Septic Arthritis is a disease of the joints. All the joints in the body contain synovial fluid, which is a jelly like substance that functions as a lubricant. This fluid becomes an ideal location for bacterial and viral attacks. When a disease-causing microbe attacks any of the joints, it may lead to the formation of sepsis, which is a painful condition. This painful infection of the joints is medically referred to as Septic Arthritis.
Possible causes of septic arthritis.
Generally, Septic Arthritis starts with some joint injury. The condition is completely curable with antibiotics, and proper care. But there is a complicated variant of septic arthritis. This variant is caused by pathogens that are actually responsible for other primary illnesses. The pathogens causing an illness can eventually affect the joints as well. This secondary infection hampers the body’s movement because joints start hurting. Therefore, it is essential that the primary infection should be treated quickly.
Symptoms of septic arthritis
Septic arthritis symptoms are similar to many other infections. The patient suffers with high fever, severe chills, joint stiffness, and general weakness. In addition to these, there is swelling and redness at the joint that is tender to touch. The joint feels warmer when compared to the surrounding tissue. Uncontrolled fever, chills and stiffness of the joints are characteristic symptoms of septic arthritis.
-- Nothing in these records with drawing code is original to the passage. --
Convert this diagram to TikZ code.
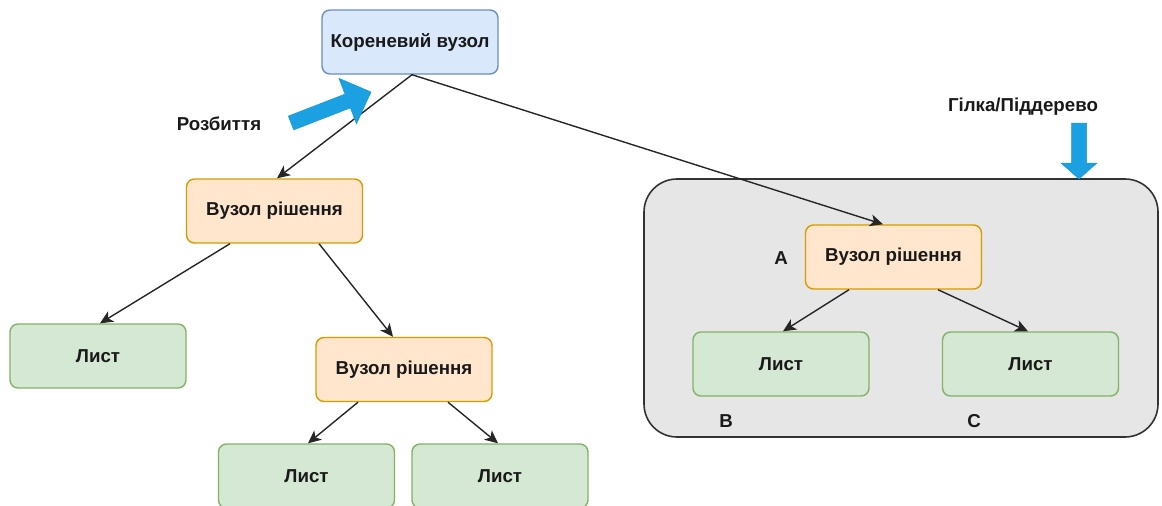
\documentclass[tikz,border=0pt]{standalone}
\usepackage{fontspec}
\setmainfont{Liberation Sans}
\usetikzlibrary{arrows.meta,calc}
\definecolor{rootfill}{HTML}{DAE8FC}
\definecolor{rootline}{HTML}{6C8EBF}
\definecolor{decfill}{HTML}{FFE6CC}
\definecolor{decline}{HTML}{D79B00}
\definecolor{leaffill}{HTML}{D5E8D4}
\definecolor{leafline}{HTML}{82B366}
\definecolor{boxfill}{HTML}{E6E6E6}
\definecolor{boxline}{HTML}{333333}
\definecolor{bluefill}{HTML}{1BA1E2}
\definecolor{blueline}{HTML}{1A97D6}
\begin{document}
\begin{tikzpicture}[x=1pt,y=-1pt,
  every node/.style={font=\bfseries\fontsize{18.7}{22}\selectfont, text=black!90},
  basebox/.style={rounded corners=8pt, line width=1.4pt, minimum width=176pt, minimum height=64pt, inner sep=0pt},
  rootbox/.style={basebox, draw=rootline, fill=rootfill},
  decbox/.style={basebox, draw=decline, fill=decfill},
  leafbox/.style={basebox, draw=leafline, fill=leaffill},
  branchbox/.style={draw=boxline, fill=boxfill, line width=1.6pt, rounded corners=33pt, minimum width=514pt, minimum height=258pt, inner sep=0pt},
  conn/.style={draw=black!85, line width=1.4pt, -{Stealth[length=13pt,width=12pt,inset=3.5pt]}},
  bluearrow/.style={fill=bluefill, draw=blueline, line width=0.5pt}
]
\useasboundingbox (0,0) rectangle (1162,506);

% container for the branch
\node[branchbox] (branch) at (901,308) {};

% nodes
\node[rootbox] (root) at (410,42) {Кореневий вузол};
\node[decbox] (dec1) at (274.5,211) {Вузол рішення};
\node[leafbox] (leaf1) at (98,356) {Лист};
\node[decbox] (dec2) at (404,369.5) {Вузол рішення};
\node[leafbox] (leaf2) at (306.5,476) {Лист};
\node[leafbox] (leaf3) at (500,476) {Лист};
\node[decbox] (decA) at (893.5,257) {Вузол рішення};
\node[leafbox] (leafB) at (781,364) {Лист};
\node[leafbox] (leafC) at (1030.5,364) {Лист};

% labels
\node (labA) at (781,258) {A};
\node (labB) at (726,421) {B};
\node (labC) at (974,421) {C};
\node (split) at (219,124) {Розбиття};
\node (branchlabel) at (1023,107) {Гілка/Піддерево};

% connectors
\draw[conn] ([xshift=2pt]root.south) -- ([xshift=2.5pt]dec1.north);
\draw[conn] ([xshift=2pt]root.south) -- ([xshift=-10.5pt]decA.north);
\draw[conn] ([xshift=-44.5pt]dec1.south) -- ([xshift=2pt]leaf1.north);
\draw[conn] ([xshift=44.5pt]dec1.south) -- ([xshift=-11pt]dec2.north);
\draw[conn] ([xshift=-46pt]dec2.south) -- ([xshift=1.5pt]leaf2.north);
\draw[conn] ([xshift=44pt]dec2.south) -- ([xshift=-2pt]leaf3.north);
\draw[conn] ([xshift=-44.5pt]decA.south) -- ([xshift=2pt]leafB.north);
\draw[conn] ([xshift=44.5pt]decA.south) -- ([xshift=-2.5pt]leafC.north);

% blue block arrows
\filldraw[bluearrow] (288.3,116.1) -- (345.0,94.1) -- (338.9,78.3) -- (371,92) -- (356.5,123.8) -- (350.4,107.9) -- (293.7,129.9) -- cycle;
\filldraw[bluearrow] (1071.5,123) -- (1086.5,123) -- (1086.5,163) -- (1097,163) -- (1079,179) -- (1061,163) -- (1071.5,163) -- cycle;
\end{tikzpicture}
\end{document}
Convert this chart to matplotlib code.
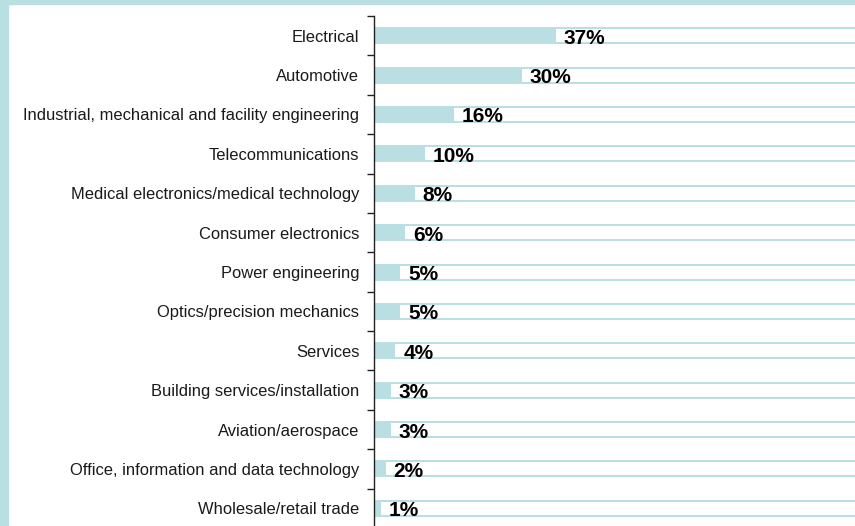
import matplotlib
matplotlib.use("Agg")
import matplotlib.pyplot as plt
from matplotlib.patches import Rectangle

categories = [
    "Electrical",
    "Automotive",
    "Industrial, mechanical and facility engineering",
    "Telecommunications",
    "Medical electronics/medical technology",
    "Consumer electronics",
    "Power engineering",
    "Optics/precision mechanics",
    "Services",
    "Building services/installation",
    "Aviation/aerospace",
    "Office, information and data technology",
    "Wholesale/retail trade",
]
values = [37, 30, 16, 10, 8, 6, 5, 5, 4, 3, 3, 2, 1]
value_labels = ["37%", "30%", "16%", "10%", "8%", "6%", "5%", "5%", "4%", "3%", "3%", "2%", "1%"]

TEAL = "#b9dfe2"
W, H, DPI = 855, 526, 100

plt.rcParams["font.family"] = ["Liberation Sans", "DejaVu Sans"]
fig = plt.figure(figsize=(W / DPI, H / DPI), dpi=DPI)
fig.patch.set_facecolor("white")

# teal frame (left strip and top strip)
fig.patches.append(Rectangle((0, 0), 8 / W, 1, transform=fig.transFigure, color=TEAL, zorder=0))
fig.patches.append(Rectangle((0, 1 - 4 / H), 1, 4 / H, transform=fig.transFigure, color=TEAL, zorder=0))

ax = fig.add_axes([374 / W, -2 / H, 1 - 374 / W, (H - 16 + 2) / H])
xmax = 99
ax.set_xlim(0, xmax)
n = len(categories)
ax.set_ylim(n - 0.5, -0.5)
ys = list(range(n))

px_per_row = (H - 16 + 2) / n
bar_h = 17 / px_per_row
inner_h = 13 / px_per_row
px_per_unit = (W - 374) / xmax

# full teal band
ax.barh(ys, [xmax] * n, height=bar_h, color=TEAL, zorder=1)
# white label boxes starting just after each bar's end
gap = 2 / px_per_unit
ax.barh(ys, [xmax - v - gap for v in values], left=[v + gap for v in values],
        height=inner_h, color="white", zorder=2)

for y, v, lab in zip(ys, values, value_labels):
    ax.annotate(lab, (v, y), xytext=(10 * 72 / DPI, -2.5 * 72 / DPI), textcoords="offset points",
                ha="left", va="center", fontsize=15, fontweight="bold", color="black", zorder=3)

ax.set_yticks(ys)
ax.set_yticklabels(categories, fontsize=11.9, color="#1a1a1a")
ax.tick_params(axis="y", which="major", length=0, pad=10.5)
ax.set_yticks([i - 0.5 for i in range(n + 1)], minor=True)
ax.tick_params(axis="y", which="minor", length=5, width=1, color="#222222", direction="out")
ax.set_xticks([])
for s in ["top", "right", "bottom"]:
    ax.spines[s].set_visible(False)
ax.spines["left"].set_color("#222222")
ax.spines["left"].set_linewidth(1)
ax.set_facecolor("white")

fig.savefig("out.png", dpi=DPI)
How is septic arthritis diagnosed?
Diagnostic tests for septic arthritis start with complete blood count or CBC. In this, the Erythrocyte Sedimentation Rate (ESR) is crucial information. Increased levels of Erythrocyte Sedimentation Rate, (ESR) generally indicate the invasion of microbes in the body. Apart from the blood tests, an analysis of the synovial fluid (lubricating fluid of the joints) can be done by taking a sample with a needle, from an affected joint. Under laboratory conditions, this sample of synovial fluid is subjected to culture and sensitivity tests. Effectively, these tests enable the pathologists to identify the specific bacteria, viruses, or fungi responsible for the septic arthritis
How is septic arthritis treated?
Following the diagnostic tests, the physician begins treating the patient with antibiotics known to be effective against the pathogens causing the sepsis. The correct antibiotic can be found by doing the culture and sensitivity test. Antibiotics for Septic Arthritis are usually given in combination; the patient may be injected with medication, and also asked to take oral antibiotics. Apart from the antibiotics that control the microbes in the synovial fluid, the patient is also given pain medications, and medication to control fever.
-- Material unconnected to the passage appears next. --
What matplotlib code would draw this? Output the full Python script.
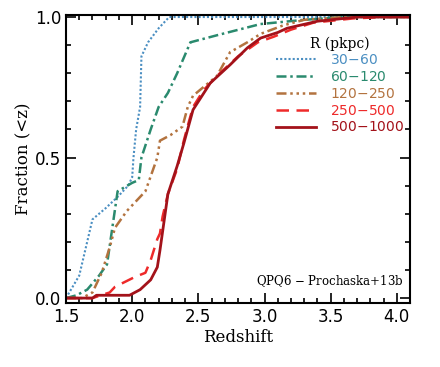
import numpy as np
import matplotlib
matplotlib.use("Agg")
import matplotlib.pyplot as plt
from matplotlib.ticker import MultipleLocator

# cumulative fraction vs redshift
z_30_60 = [1.50, 1.55, 1.60, 1.63, 1.66, 1.70, 1.80, 1.89, 1.97, 2.00, 2.01, 2.03, 2.06, 2.07, 2.12, 2.20, 2.28, 4.10]
f_30_60 = [0.00, 0.04, 0.08, 0.14, 0.20, 0.28, 0.32, 0.36, 0.40, 0.43, 0.50, 0.60, 0.68, 0.86, 0.91, 0.96, 1.00, 1.00]

z_60_120 = [1.50, 1.58, 1.66, 1.75, 1.81, 1.85, 1.89, 2.00, 2.05, 2.07, 2.14, 2.20, 2.27, 2.34, 2.44, 2.64, 2.97, 3.30, 3.60, 4.10]
f_60_120 = [0.00, 0.01, 0.03, 0.08, 0.12, 0.25, 0.38, 0.41, 0.42, 0.50, 0.60, 0.68, 0.73, 0.80, 0.91, 0.935, 0.975, 0.99, 1.00, 1.00]

z_120_250 = [1.50, 1.62, 1.70, 1.77, 1.83, 1.87, 1.96, 2.10, 2.19, 2.21, 2.29, 2.38, 2.42, 2.46, 2.64, 2.74, 2.87, 2.97, 3.14, 3.30, 3.60, 4.10]
f_120_250 = [0.00, 0.00, 0.02, 0.09, 0.18, 0.25, 0.31, 0.38, 0.50, 0.56, 0.58, 0.61, 0.68, 0.72, 0.79, 0.875, 0.91, 0.94, 0.97, 0.99, 1.00, 1.00]

z_250_500 = [1.50, 1.70, 1.83, 1.87, 2.02, 2.10, 2.14, 2.19, 2.21, 2.23, 2.27, 2.34, 2.39, 2.43, 2.46, 2.54, 2.64, 2.80, 2.95, 3.07, 3.20, 3.37, 3.67, 3.90, 4.10]
f_250_500 = [0.00, 0.00, 0.02, 0.04, 0.075, 0.09, 0.135, 0.21, 0.23, 0.29, 0.37, 0.46, 0.56, 0.63, 0.68, 0.74, 0.79, 0.86, 0.91, 0.93, 0.955, 0.98, 0.995, 1.00, 1.00]

z_500_1000 = [1.50, 1.70, 1.73, 1.98, 2.06, 2.14, 2.19, 2.21, 2.24, 2.27, 2.34, 2.39, 2.46, 2.59, 2.74, 2.87, 2.97, 3.10, 3.17, 3.40, 3.70, 4.10]
f_500_1000 = [0.00, 0.00, 0.01, 0.01, 0.03, 0.065, 0.11, 0.17, 0.27, 0.37, 0.47, 0.55, 0.67, 0.765, 0.83, 0.89, 0.925, 0.945, 0.96, 0.985, 1.00, 1.00]

labels = ["30$-$60", "60$-$120", "120$-$250", "250$-$500", "500$-$1000"]
colors = ["#4b8fc2", "#2a8a6e", "#b3733f", "#ee2a2a", "#a3121a"]
styles = [(0, (1, 1)), (0, (4, 1.5, 1, 1.5)), (0, (4, 1.5, 1, 1.5, 1, 1.5, 1, 1.5)), (0, (5, 3)), "-"]
widths = [1.5, 1.8, 1.8, 1.8, 2.0]

fig = plt.figure(figsize=(4.4, 3.67), dpi=100)
ax = fig.add_axes([0.15, 0.174, 0.782, 0.785])

data = [(z_30_60, f_30_60), (z_60_120, f_60_120), (z_120_250, f_120_250),
        (z_250_500, f_250_500), (z_500_1000, f_500_1000)]
for (z, f), lab, c, ls, lw in zip(data, labels, colors, styles, widths):
    ax.plot(z, f, color=c, ls=ls, lw=lw, label=lab)

ax.set_xlim(1.5, 4.1)
ax.set_ylim(-0.018, 1.007)
ax.xaxis.set_major_locator(MultipleLocator(0.5))
ax.xaxis.set_minor_locator(MultipleLocator(0.1))
ax.yaxis.set_major_locator(MultipleLocator(0.5))
ax.yaxis.set_minor_locator(MultipleLocator(0.1))
ax.tick_params(which="both", direction="in", top=True, right=True, width=1.2)
ax.tick_params(which="major", length=7, labelsize=12)
ax.tick_params(which="minor", length=3.5)
for s in ax.spines.values():
    s.set_linewidth(1.5)

ax.set_xlabel("Redshift", fontsize=12, family="DejaVu Serif", labelpad=2)
ax.set_ylabel("Fraction (<z)", fontsize=12, family="DejaVu Serif", labelpad=2)

leg = ax.legend(loc="upper right", bbox_to_anchor=(1.02, 0.97), frameon=False,
                fontsize=10, handlelength=2.9, handletextpad=1.0, labelspacing=0.2,
                title="R (pkpc)", title_fontsize=10)
leg.get_title().set_family("DejaVu Serif")
for t, c in zip(leg.get_texts(), colors):
    t.set_color(c)

ax.text(0.98, 0.05, "QPQ6 $-$ Prochaska+13b", transform=ax.transAxes,
        ha="right", va="bottom", fontsize=8.5, family="DejaVu Serif")

fig.savefig("out.png", dpi=100)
Septic arthritis is a secondary infection caused by disease causing microorganisms and microbes, which enter the fluids of the joints. So, if an infection is detected in the body and treated timely, the joint infection can be controlled with the same medication. If an injury due to accidents is involved, disease causing bacteria enter into the blood stream and into the joints through the wound. Periodical dressing of the wounds using topical antibiotic preparations can help to control microbe invasion and possibly prevent the onset of septic arthritis.